The bond sales included $400 million 2018 Series E Bonds to retire Bond Anticipation Notes issued in December 2017, $239.2 million 2018 Series F Refunding Bonds, and $250 million 2018 Series A (Taxable) Bonds issued for new projects. The refunding will provide debt service savings of $29.6 million over the next nine years.
The 2018 Series E and F Bonds were offered to individual investors on a priority basis during a one-day retail order period on Tuesday, August 14. Total orders received on these bonds were $364.6 million – the highest amount on record for general obligation bonds during Nappier’s tenure– edging the prior record of $364.3 million received in November 2008.
A total of $1.25 billion of orders were received from retail and institutional investors for the 2018 Series E and F Bonds.
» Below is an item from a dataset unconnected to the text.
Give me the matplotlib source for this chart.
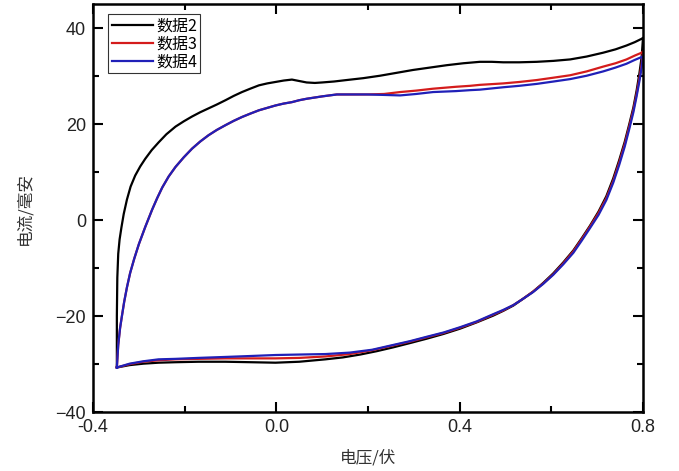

A total of $778 million in orders were received for the $250 million of 2018 Series A Taxable Bonds. Because orders exceeded bonds available in some maturities, the state was able to reduce interest rates on the bonds in the final pricing. The overall interest cost was 3.63 percent on the $400 million 20-year tax-exempt bonds and 3.75 percent on the $250 million 10-year taxable new money bonds.
“This bond pricing indicates that the market recognizes the state is now demonstrating its commitment to right its ship by exercising discipline in the management of its fiscal affairs,” Nappier said.
The $250 million of taxable new money bonds will be used for construction of the Innovation Partnership Building at the UConn Technology Park in Mansfield; renovation and construction of housing units in various towns across the state; economic development assistance under the First Five program; and funding the Small Business Express Program and the Bioscience Innovation Fund.
Ahead of the sale, each of the four credit rating agencies reaffirmed their credit ratings and outlooks for Connecticut, which are: Moody’s “A1” with a stable outlook; Standard & Poor’s “A” with a stable outlook; Fitch “A+” with a stable outlook; and Kroll “AA-” with a negative outlook.
In its rating report, Kroll analysts said the bipartisan budget adopted in May “continues to be structurally imbalanced.” It goes onto point out Connecticut’s economy has not recovered as quickly as the region or the nation.
“Between 2010 and June 2018, total State employment grew 5.36 percent, as compared to 10.81 percent for the region and 11.86 percent for the U.S.”
S&P Global analyst David Hitchcock pointed out that Connecticut made improvements in its fiscal discipline with spending, borrowing, and volatility caps. He said those practices, which were locked in place by the bond covenants for five years, will likely improve Connecticut’s credit.
The Aug. 15 bond sale was the second sale made under the new bond covenant which requires the state to pledge to address its long-term liabilities and rebuild its rainy day fund.
The covenant prohibits Connecticut from altering these fiscal restraints except in cases where the governor has declared an emergency and three-fifths of each chamber of the General Assembly votes in support of a change for that year.